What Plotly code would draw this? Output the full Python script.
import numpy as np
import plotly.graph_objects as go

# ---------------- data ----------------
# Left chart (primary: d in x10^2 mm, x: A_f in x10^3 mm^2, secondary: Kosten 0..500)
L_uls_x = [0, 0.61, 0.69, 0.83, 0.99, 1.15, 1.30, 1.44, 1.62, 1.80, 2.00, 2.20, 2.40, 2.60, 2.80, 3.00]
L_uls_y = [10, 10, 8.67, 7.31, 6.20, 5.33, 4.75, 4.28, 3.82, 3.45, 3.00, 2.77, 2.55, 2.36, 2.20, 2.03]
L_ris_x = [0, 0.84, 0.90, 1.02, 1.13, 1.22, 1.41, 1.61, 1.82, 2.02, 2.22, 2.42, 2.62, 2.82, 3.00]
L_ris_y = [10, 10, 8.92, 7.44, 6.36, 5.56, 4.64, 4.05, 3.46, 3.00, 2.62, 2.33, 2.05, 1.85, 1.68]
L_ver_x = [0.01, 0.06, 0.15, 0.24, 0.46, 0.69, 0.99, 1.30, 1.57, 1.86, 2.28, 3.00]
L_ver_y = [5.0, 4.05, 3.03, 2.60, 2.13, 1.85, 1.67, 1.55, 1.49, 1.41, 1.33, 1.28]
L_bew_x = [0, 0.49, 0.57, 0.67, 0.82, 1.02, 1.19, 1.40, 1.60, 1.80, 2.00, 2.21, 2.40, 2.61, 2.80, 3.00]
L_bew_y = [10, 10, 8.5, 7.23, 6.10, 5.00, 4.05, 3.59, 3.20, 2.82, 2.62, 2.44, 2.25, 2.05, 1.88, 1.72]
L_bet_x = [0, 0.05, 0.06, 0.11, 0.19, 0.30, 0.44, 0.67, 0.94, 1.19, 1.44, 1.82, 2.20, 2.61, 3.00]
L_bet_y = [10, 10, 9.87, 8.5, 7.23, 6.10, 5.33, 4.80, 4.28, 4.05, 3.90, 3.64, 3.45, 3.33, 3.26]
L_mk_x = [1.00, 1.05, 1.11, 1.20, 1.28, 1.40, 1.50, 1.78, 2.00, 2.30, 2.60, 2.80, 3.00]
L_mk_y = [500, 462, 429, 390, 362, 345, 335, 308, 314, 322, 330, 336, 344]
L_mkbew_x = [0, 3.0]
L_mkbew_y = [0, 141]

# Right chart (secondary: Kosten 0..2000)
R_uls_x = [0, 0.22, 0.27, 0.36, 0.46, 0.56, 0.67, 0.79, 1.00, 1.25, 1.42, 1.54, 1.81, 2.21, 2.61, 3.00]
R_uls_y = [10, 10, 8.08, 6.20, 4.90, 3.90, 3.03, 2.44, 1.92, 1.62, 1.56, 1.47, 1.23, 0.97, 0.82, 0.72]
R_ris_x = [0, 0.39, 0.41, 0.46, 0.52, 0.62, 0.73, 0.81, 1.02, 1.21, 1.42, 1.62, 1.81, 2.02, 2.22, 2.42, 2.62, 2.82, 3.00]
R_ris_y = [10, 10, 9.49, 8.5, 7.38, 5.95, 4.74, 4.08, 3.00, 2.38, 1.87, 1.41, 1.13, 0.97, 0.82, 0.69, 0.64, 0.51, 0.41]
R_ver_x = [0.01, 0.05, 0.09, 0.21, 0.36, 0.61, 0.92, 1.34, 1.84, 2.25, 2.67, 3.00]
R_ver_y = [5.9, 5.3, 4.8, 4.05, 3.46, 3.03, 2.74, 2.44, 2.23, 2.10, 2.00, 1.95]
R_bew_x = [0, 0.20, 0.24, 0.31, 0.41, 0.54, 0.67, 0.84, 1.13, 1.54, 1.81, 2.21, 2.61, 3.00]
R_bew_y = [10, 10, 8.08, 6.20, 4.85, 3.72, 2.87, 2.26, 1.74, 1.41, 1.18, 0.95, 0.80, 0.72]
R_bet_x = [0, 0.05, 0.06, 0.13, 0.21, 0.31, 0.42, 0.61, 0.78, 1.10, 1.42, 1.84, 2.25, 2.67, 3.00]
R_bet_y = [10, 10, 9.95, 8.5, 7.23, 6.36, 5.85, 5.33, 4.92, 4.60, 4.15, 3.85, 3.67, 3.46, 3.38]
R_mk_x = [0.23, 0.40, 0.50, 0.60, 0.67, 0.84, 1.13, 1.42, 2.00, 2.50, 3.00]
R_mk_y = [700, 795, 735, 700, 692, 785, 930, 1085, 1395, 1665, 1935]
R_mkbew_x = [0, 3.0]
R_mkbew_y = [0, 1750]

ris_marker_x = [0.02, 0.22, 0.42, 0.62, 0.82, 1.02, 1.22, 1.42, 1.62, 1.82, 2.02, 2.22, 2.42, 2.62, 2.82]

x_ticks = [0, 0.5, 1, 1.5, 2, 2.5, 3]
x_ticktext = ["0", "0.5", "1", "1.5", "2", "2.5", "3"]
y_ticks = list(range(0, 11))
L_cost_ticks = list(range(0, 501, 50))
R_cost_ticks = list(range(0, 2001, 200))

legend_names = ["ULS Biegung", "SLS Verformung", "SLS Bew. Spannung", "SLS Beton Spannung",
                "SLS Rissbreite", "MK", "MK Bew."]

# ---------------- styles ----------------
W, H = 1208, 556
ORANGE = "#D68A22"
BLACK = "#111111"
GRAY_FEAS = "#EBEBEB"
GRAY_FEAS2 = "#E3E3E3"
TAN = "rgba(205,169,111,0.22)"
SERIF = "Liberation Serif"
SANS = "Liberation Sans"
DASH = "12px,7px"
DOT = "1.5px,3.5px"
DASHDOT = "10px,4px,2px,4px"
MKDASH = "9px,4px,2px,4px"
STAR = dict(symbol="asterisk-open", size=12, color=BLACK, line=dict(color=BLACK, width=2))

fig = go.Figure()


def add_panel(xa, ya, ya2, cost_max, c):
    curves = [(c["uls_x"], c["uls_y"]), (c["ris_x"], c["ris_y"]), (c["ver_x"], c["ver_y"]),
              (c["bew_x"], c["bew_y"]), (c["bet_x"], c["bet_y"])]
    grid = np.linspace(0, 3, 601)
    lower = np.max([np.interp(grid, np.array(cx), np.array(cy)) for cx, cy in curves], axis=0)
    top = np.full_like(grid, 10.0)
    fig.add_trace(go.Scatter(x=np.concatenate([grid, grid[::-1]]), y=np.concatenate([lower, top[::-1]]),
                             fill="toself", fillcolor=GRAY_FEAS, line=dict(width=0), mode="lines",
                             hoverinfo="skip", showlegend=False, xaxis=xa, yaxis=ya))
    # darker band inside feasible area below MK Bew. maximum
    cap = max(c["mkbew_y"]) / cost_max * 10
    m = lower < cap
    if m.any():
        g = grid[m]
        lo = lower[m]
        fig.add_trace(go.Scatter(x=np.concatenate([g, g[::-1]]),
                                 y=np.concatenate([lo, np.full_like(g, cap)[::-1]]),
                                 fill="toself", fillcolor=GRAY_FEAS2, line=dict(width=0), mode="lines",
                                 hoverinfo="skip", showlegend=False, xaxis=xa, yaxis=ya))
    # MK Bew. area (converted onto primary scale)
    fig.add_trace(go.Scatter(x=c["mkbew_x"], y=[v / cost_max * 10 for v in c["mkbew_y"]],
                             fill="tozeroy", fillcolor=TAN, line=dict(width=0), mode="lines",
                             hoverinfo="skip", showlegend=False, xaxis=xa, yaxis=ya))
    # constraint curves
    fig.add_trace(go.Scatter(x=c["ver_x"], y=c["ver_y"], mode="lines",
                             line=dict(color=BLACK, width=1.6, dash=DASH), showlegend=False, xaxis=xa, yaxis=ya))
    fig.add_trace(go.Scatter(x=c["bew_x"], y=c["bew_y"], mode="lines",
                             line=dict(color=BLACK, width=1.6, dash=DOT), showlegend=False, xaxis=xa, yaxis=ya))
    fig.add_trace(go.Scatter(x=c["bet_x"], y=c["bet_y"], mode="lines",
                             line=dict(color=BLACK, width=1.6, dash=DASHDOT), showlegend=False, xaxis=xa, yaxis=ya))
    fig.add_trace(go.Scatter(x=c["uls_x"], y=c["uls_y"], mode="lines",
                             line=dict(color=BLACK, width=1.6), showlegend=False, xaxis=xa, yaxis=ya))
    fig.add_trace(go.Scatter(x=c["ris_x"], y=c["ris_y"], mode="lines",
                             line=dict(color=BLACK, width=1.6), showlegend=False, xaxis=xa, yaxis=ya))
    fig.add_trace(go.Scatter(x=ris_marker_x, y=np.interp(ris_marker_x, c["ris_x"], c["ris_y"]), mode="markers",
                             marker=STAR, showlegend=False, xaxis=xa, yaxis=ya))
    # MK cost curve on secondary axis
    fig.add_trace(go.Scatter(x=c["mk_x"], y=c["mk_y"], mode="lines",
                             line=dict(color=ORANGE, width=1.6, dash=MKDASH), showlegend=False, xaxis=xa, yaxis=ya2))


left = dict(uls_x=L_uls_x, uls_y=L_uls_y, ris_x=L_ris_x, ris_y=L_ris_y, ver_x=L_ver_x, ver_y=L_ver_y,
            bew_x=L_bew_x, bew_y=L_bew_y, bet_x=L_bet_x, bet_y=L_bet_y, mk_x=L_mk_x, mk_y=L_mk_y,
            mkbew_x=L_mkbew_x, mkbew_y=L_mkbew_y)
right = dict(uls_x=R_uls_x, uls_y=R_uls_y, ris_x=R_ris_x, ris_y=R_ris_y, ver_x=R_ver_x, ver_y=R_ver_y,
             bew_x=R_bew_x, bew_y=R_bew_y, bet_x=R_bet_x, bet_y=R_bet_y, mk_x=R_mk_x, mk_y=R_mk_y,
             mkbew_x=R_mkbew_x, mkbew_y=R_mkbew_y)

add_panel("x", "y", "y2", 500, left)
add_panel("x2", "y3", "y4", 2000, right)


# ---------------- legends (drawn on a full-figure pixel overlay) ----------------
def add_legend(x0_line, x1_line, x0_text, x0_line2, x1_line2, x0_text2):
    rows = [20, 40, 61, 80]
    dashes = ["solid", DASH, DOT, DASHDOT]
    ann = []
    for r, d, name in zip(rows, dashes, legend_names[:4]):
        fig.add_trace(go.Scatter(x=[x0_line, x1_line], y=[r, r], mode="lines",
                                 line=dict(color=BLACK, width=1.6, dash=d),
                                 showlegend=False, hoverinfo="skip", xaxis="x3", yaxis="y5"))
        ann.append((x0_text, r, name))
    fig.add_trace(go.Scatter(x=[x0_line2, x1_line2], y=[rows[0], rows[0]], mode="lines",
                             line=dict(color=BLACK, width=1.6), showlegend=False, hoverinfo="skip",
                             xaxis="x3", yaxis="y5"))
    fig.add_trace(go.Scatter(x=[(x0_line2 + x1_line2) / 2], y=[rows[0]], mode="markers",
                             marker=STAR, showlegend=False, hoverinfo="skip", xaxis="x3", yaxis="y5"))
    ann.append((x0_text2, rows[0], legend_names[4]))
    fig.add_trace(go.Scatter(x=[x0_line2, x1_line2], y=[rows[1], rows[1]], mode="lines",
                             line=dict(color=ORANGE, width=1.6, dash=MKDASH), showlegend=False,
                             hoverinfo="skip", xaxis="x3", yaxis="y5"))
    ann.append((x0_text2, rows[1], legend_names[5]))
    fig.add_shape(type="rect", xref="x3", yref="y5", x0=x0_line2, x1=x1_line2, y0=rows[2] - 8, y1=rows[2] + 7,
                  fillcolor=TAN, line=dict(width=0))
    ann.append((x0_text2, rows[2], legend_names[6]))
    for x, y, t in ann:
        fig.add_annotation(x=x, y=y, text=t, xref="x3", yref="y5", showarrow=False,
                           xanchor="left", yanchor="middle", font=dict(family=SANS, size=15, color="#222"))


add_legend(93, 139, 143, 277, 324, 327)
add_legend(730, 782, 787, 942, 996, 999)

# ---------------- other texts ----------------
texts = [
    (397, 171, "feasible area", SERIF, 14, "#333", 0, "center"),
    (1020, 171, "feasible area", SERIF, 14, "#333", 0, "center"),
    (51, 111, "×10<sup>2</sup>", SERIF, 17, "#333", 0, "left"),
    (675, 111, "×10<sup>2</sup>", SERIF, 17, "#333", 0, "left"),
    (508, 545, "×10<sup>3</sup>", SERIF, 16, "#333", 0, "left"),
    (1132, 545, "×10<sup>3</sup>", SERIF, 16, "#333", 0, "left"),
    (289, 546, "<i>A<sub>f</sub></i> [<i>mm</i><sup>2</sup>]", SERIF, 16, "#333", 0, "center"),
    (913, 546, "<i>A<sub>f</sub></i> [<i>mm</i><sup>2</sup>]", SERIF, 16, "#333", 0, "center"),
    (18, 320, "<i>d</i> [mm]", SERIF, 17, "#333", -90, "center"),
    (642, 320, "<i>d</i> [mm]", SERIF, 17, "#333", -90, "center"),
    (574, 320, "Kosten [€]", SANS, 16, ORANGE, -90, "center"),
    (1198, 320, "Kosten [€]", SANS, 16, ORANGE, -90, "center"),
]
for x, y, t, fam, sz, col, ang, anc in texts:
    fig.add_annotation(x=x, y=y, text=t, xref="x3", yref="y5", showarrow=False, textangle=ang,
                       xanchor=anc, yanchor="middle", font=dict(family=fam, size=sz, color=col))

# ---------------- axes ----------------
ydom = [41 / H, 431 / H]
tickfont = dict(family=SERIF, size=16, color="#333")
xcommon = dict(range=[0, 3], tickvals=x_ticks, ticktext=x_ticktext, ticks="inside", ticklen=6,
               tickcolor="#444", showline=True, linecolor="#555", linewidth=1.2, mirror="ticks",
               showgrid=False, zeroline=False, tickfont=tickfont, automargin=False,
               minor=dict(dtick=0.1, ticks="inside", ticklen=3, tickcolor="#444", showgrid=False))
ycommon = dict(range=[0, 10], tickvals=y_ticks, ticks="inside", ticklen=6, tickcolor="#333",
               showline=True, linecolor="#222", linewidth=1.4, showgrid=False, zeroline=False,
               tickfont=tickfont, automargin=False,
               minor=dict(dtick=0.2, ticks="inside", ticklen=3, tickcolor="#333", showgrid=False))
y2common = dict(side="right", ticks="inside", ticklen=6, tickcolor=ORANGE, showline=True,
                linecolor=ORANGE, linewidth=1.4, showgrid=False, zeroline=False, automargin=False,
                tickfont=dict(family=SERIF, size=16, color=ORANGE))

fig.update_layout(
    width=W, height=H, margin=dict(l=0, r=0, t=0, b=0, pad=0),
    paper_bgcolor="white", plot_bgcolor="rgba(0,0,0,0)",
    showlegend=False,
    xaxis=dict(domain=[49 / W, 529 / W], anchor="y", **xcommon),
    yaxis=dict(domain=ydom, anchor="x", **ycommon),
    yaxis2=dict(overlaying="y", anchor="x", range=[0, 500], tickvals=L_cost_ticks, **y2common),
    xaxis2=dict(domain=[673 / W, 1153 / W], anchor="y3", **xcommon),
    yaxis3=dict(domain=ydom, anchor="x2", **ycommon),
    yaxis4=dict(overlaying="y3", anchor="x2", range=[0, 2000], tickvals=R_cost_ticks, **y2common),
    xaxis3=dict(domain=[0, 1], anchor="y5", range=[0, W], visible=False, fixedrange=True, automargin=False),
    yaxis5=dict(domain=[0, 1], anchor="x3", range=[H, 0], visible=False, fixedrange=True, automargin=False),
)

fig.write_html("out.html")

+++

▶ [Exercise brief]:
Everything from the first line of the data through the line containing "import plotly.graph_objects as go" should be echoed exactly. Add nothing.

▶ [Completed exercise]:
What Plotly code would draw this? Output the full Python script.
import numpy as np
import plotly.graph_objects as go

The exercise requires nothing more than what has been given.